A couple of other, slightly less relevant, but still quite interesting charts I collected during the run:
This is the “br0”, or interface number 7, from the router (that I speculate is the wireless part). That is, the amount of traffic in/out on this interface. Notice how the “out” part (the orange line) actually has a much bigger scale on the left, while the “in” part (green) has a much smaller scale on the right. At first I wondered how can this be. I would expect much more downloading (in) to happen over this interface than uploading (out).
With my tinfoil hat on I immediately thought, maybe the NSA or the chinese are downloading all my secrets and streaming video of me picking my nose 24/7 from my compewters? But then I realized this is from the router viewpoint, so “out” probably means the router is sending data to the WLAN clients and “in” means it is receiving data from them. So this would be opposite of my assumption, and “in” is actually uploads and “out” downloads. Which seems more correct and I can remove the hat for now.
Anyway, slightly interestingly the upload part starts growing at a faster rate compared to the download part when I run the test. Most likely due to the difference in scale but shows how the traffic for upload increases proportionally more. Although in absolute terms I believe the increase is the same, as it is the application server and client sending data to each other over the wireless, so it is up/download over the same channel for the same data.

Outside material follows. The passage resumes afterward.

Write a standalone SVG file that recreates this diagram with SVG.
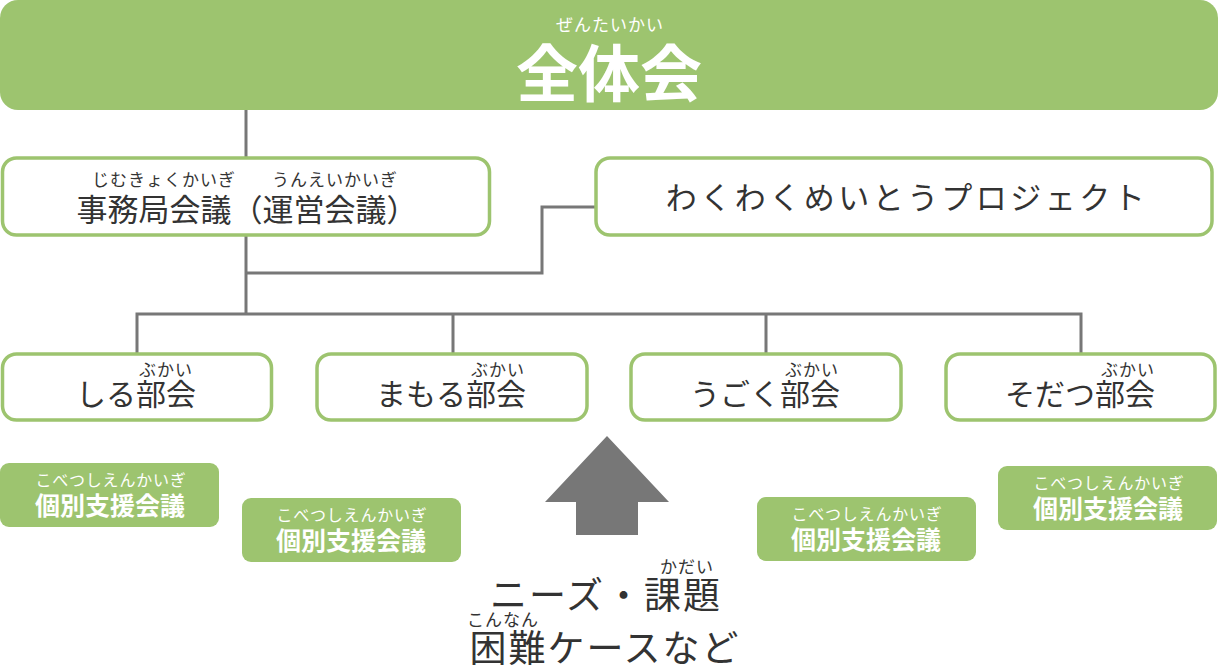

Just for the kicks, the JVM memory use I collected:
Nothing special here, but notice again how having the actual correct units on the y-axis is nice.
Now to take a look at the end part of the test. The errors, update frequency delays and router CPU load:
The router CPU in the above is actually hitting 100% in a couple of spots, which is quite heavy since these CPU load measures are 5 second averages as explained before. This is why Grafana is upping the graph top boundary to 125%. I should probably have set the graph maximum upper bound in Grafana at 100% but whatever. At the end ,when the test stops creating new connections, and old ones die out, the router load also drops back to the level of the background noise.

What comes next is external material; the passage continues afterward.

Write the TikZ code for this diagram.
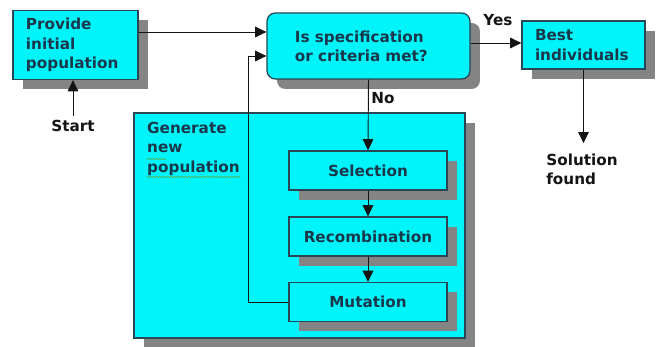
\documentclass[tikz,border=0pt]{standalone}
\usepackage{fontspec}
\setmainfont{DejaVu Sans}
\usetikzlibrary{arrows.meta,shadows,decorations.pathmorphing}
\definecolor{boxfill}{RGB}{0,245,250}
\definecolor{boxline}{RGB}{40,70,85}
\definecolor{txtcol}{RGB}{25,55,75}
\definecolor{lblcol}{RGB}{20,20,20}
\definecolor{shadowgray}{RGB}{132,132,132}
\definecolor{spellgreen}{RGB}{90,170,60}
\begin{document}
\begin{tikzpicture}[x=0.03cm,y=-0.03cm,
  font=\bfseries\fontsize{13}{16.5}\selectfont,
  box/.style={draw=boxline, line width=1.1pt, fill=boxfill, text=txtcol,
    drop shadow={shadow xshift=8.5pt, shadow yshift=-8.5pt, fill=shadowgray, opacity=1}},
  stepbox/.style={box, minimum width=4.74cm, minimum height=1.17cm, inner sep=0pt},
  lbl/.style={text=lblcol},
  arr/.style={draw=lblcol, line width=0.8pt, -{Triangle[length=9.5pt,width=9pt]}},
  wavy/.style={draw=spellgreen, line width=0.5pt, decorate, decoration={snake, amplitude=0.5pt, segment length=2.5pt}}
]
\useasboundingbox (0,0) rectangle (662,347);

\node[box, text width=2.97cm, inner xsep=0.39cm, inner ysep=0pt, minimum height=2.07cm, align=left] (prov) at (75.5,45) {Provide\\initial\\population};
\node[box, rounded corners=0.25cm, text width=4.41cm, inner xsep=0.84cm, inner ysep=0pt, minimum height=1.98cm, align=left] (dec) at (368.5,46) {Is specification\\or criteria met?};
\node[box, text width=2.91cm, inner xsep=0.39cm, inner ysep=0pt, minimum height=1.44cm, align=left] (best) at (583.5,45) {Best\\individuals};

\node[box, minimum width=9.93cm, minimum height=6.75cm, inner sep=0pt] (gen) at (299.5,225.5) {};
\node[text=txtcol, align=left, anchor=north west, inner sep=0pt] (gentext) at (147,122) {Generate\\new\\population};
\draw[wavy] (147,159) -- (166,159);
\draw[wavy] (147,177) -- (240,177);

\node[stepbox] (sel) at (368,170.5) {Selection};
\node[stepbox] (rec) at (368,236.5) {Recombination};
\node[stepbox] (mut) at (368,302) {Mutation};

\node[lbl] (start) at (73,126) {Start};
\node[lbl] (yes) at (498,20) {Yes};
\node[lbl] (no) at (383,98) {No};
\node[lbl, align=left] (sol) at (582,169.5) {Solution\\found};

\coordinate (y32) at (0,32);
\coordinate (y43) at (0,43);
\coordinate (fb) at (248,56);

\draw[arr] (prov.east |- y32) -- (dec.west |- y32);
\draw[arr] (mut.west) -| (fb) -- (dec.west |- fb);
\draw[arr] (dec.south) -- (sel.north);
\draw[arr] (sel.south) -- (rec.north);
\draw[arr] (rec.south) -- (mut.north);
\draw[arr] (dec.east |- y43) -- (best.west |- y43);
\draw[arr] (start.north) -- (start.north |- prov.south);
\draw[arr, shorten >=0.2cm] (best.south) -- (best.south |- sol.north);
\end{tikzpicture}
\end{document}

Which we can also see in the router internal chart:
We can do from this an interesting comparison using the direct measures (the ones directly queried over from specific SNMP OIDs) vs derived ones (derived from the several raw measures):
The the scale different due to auto-scaling changing the raw chart to 125% top while the direct never goes near 100% and is thus topped at 100%. Anyway, this comparison again shows how the longer averaging period hides much of the important information. This is especially visible in the last part of the period, although the whole period is pretty obvious. And if I forgot before the “CPU busy” value (blue line in the “Router CPU raw”) metric is the sum of all the other metrics in that chart (user + system + nice + sirq). Anyway, in any case, the “direct” chart is averaged over longer term (likely over a minute as I speculated in my previous posts) and thus more information loss is evident.
The router RAM part is pretty constant and was this during all my tests. Thus I haven’t put much of it in these posts but there it is for once in the above chart as well..

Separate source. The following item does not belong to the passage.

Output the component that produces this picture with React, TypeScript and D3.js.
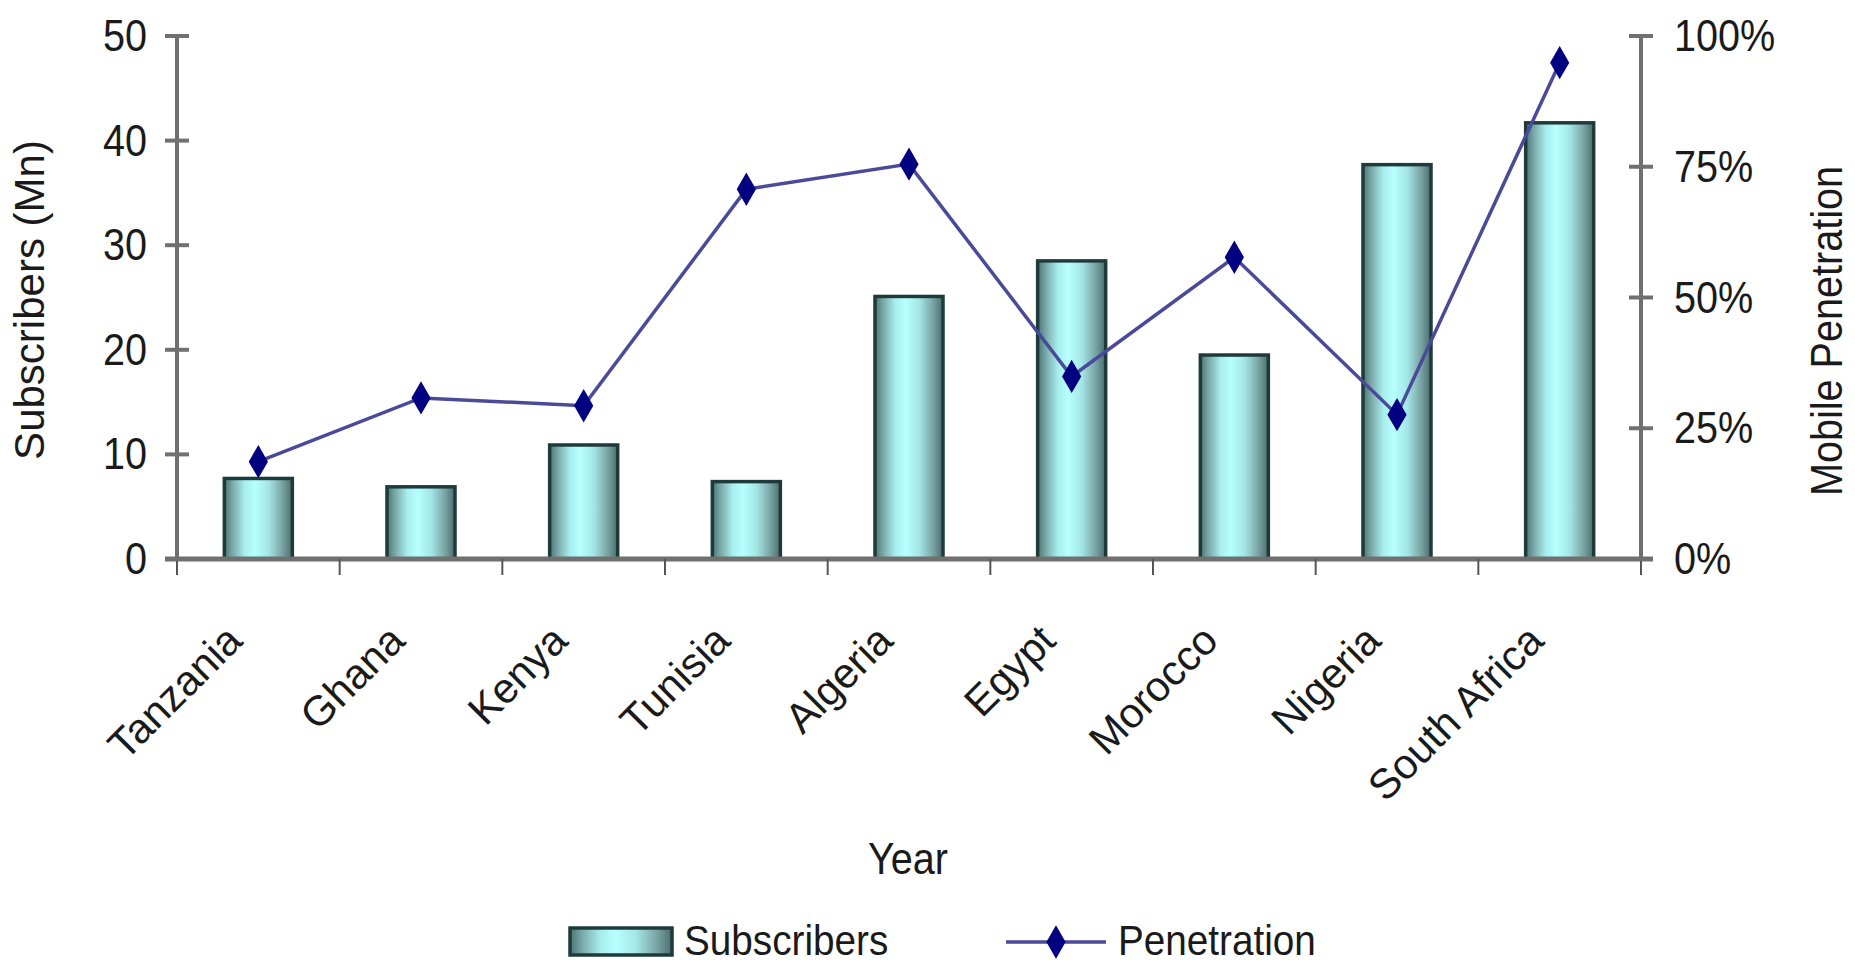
import React from "react";
import * as d3 from "d3";

const categories = ["Tanzania", "Ghana", "Kenya", "Tunisia", "Algeria", "Egypt", "Morocco", "Nigeria", "South Africa"];
const subscribers = [7.7, 6.9, 10.9, 7.4, 25.1, 28.5, 19.5, 37.7, 41.7];
const penetration = [18.6, 30.8, 29.3, 70.7, 75.5, 34.9, 57.7, 27.6, 94.9];
const leftTicks = [0, 10, 20, 30, 40, 50];
const rightTicks = [0, 25, 50, 75, 100];

const W = 1855;
const H = 966;
const left = 177;
const right = 1641;
const top = 36;
const bottom = 559;
const FONT = "'Liberation Sans', Arial, sans-serif";
const SX = 0.9;

function CText({ x, y, rot = 0, anchor = "start", size = 44, sx = SX, children }: any) {
  return (
    <text
      transform={`translate(${x},${y}) rotate(${rot}) scale(${sx},1)`}
      textAnchor={anchor}
      fontFamily={FONT}
      fontSize={size}
      fill="#1a1a1a"
    >
      {children}
    </text>
  );
}

export default function App() {
  const x = d3.scaleBand<string>().domain(categories).range([left, right]).paddingInner(0).paddingOuter(0);
  const yL = d3.scaleLinear().domain([0, 50]).range([bottom, top]);
  const yR = d3.scaleLinear().domain([0, 100]).range([bottom, top]);
  const bw = 68;
  const cx = (c: string) => (x(c) as number) + x.bandwidth() / 2;
  const line = d3
    .line<number>()
    .x((_, i) => cx(categories[i]))
    .y((d) => yR(d));
  const diamond = d3.symbol().type(d3.symbolDiamond).size(320)() as string;
  const axisColor = "#707070";

  return (
    <svg width={W} height={H} style={{ position: "absolute", left: 0, top: 0, background: "#fff" }}>
      <defs>
        <linearGradient id="barGrad" x1="0" x2="1" y1="0" y2="0">
          <stop offset="0" stopColor="#4a7474" />
          <stop offset="0.12" stopColor="#7aa8a8" />
          <stop offset="0.3" stopColor="#a8eeee" />
          <stop offset="0.45" stopColor="#b8ffff" />
          <stop offset="0.65" stopColor="#a4e6e6" />
          <stop offset="0.85" stopColor="#7aa4a4" />
          <stop offset="1" stopColor="#4a6e6e" />
        </linearGradient>
      </defs>

      {/* bars */}
      {categories.map((c, i) => (
        <rect
          key={c}
          x={cx(c) - bw / 2}
          y={yL(subscribers[i])}
          width={bw}
          height={yL(0) - yL(subscribers[i])}
          fill="url(#barGrad)"
          stroke="#1f3a3a"
          strokeWidth={3.5}
        />
      ))}

      {/* x axis */}
      <line x1={left - 12} x2={right + 12} y1={bottom} y2={bottom} stroke={axisColor} strokeWidth={5} />
      {d3.range(categories.length + 1).map((i) => {
        const xx = left + i * x.bandwidth();
        return <line key={i} x1={xx} x2={xx} y1={bottom} y2={bottom + 16} stroke="#555" strokeWidth={2} />;
      })}

      {/* left axis */}
      <line x1={left} x2={left} y1={top} y2={bottom} stroke={axisColor} strokeWidth={4} />
      {leftTicks.map((t) => (
        <g key={t}>
          <line x1={left - 12} x2={left + 12} y1={yL(t)} y2={yL(t)} stroke={axisColor} strokeWidth={4} />
          <CText x={left - 30} y={yL(t) + 15} anchor="end">{t}</CText>
        </g>
      ))}

      {/* right axis */}
      <line x1={right} x2={right} y1={top} y2={bottom} stroke={axisColor} strokeWidth={4} />
      {rightTicks.map((t) => (
        <g key={t}>
          <line x1={right - 12} x2={right + 12} y1={yR(t)} y2={yR(t)} stroke={axisColor} strokeWidth={4} />
          <CText x={right + 33} y={yR(t) + 15} anchor="start">{`${t}%`}</CText>
        </g>
      ))}

      {/* penetration line */}
      <path d={line(penetration) as string} fill="none" stroke="#4a4a9a" strokeWidth={3.5} />
      {penetration.map((p, i) => (
        <path key={i} d={diamond} transform={`translate(${cx(categories[i])},${yR(p)})`} fill="#000080" />
      ))}

      {/* category labels */}
      {categories.map((c) => (
        <CText key={c} x={cx(c) - 14} y={643} rot={-45} anchor="end" sx={1} size={42}>
          {c}
        </CText>
      ))}

      {/* axis titles */}
      <CText x={44} y={300} rot={-90} anchor="middle" sx={1} size={42}>Subscribers (Mn)</CText>
      <CText x={1842} y={331} rot={-90} anchor="middle" size={44}>Mobile Penetration</CText>
      <CText x={908} y={874} anchor="middle" size={44}>Year</CText>

      {/* legend */}
      <rect x={570} y={928} width={102} height={27} fill="url(#barGrad)" stroke="#1f3a3a" strokeWidth={3.5} />
      <CText x={684} y={955} anchor="start" size={43}>Subscribers</CText>
      <line x1={1006} x2={1106} y1={942} y2={942} stroke="#4a4a9a" strokeWidth={3.5} />
      <path d={diamond} transform={`translate(1056,942)`} fill="#000080" />
      <CText x={1118} y={955} anchor="start" size={43}>Penetration</CText>
    </svg>
  );
}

Then we take the server CPU load just to see if was still low enough not to cause any of these issues:
And no problem, it never goes over 50%. Interesting spikes though.
We can also look at the whole picture at once for the whole test run. The test runs for about 10 minutes and gets up to about 3800 concurrent sessions:
and the network errors, router CPU load and update frequency delays in client and server:
Cute. Are we missing anything? Yes, we do not measure the load on the client side where the tester is running. This could also have a very significant impact. Here is an example of the top running processes at the client machine during the test:
What are these? Well, Firefox is running Grafana, which seems to really suck on the CPU when set up with complex graphs and continous refreshes over 5 second intervals. IntelliJ is the IDE I am using to run the tests. The “java” process is likely related to the same, being a part of the performance tests. Why are they showing up as two, both sucking on the CPU as a separate process at relatively high intensity? No idea (arrr..), but maybe “java” is for the actual tester and IntelliJ is where it is run from, and it needs to track the tester process, capture prints, etc. Finally, “Python” is the SNMP poller that I run to capture the router metrics.
So what do I think I should have learned from this:
- I should architect the system to run monitoring from one node, logging database on one node, graphing UI from another node, …
- I should track all elements of the system, not just the client and the server
- Long averaging periods for measurements lose important information for detailed analysis of the performance tests vs functionality (e.g., reasons for network errors as sessions start piling).
- However, I should maybe not spend excessive time building shiny monitoring systems when the potential cause has become clear. Perhaps if I have one ready as I now do..
- I should architect my test system to become a distributed system, easily deployed on several nodes. This should allow avoiding process resource limits (e.g., threads per process), kernel limits (e.g., file descriptors), and provide more realistic loads over several distributed nodes
- I should design in monitoring features that are useful in both production and testing
What next? Well there are a few missing parts. One is that I should monitor the tester clients as noted above. Then another not-so-obvious point is that I should synchronize the clocks of all systems as close as possible. Otherwise I can never link properties such as network errors to other metrics from other nodes. Something like NTP should be used. But is it a bit complex to deploy effectively. In fact, distributed computing in general is a bit complex so I should probably look into building a nice shiny distributed performance test framework and NTP synchronization sometime in the future..
Another interesting aspect here would be to see how much the longer averaging period makes it harder to find actual causes, in a scenario where this could be realistically controlled with other factors.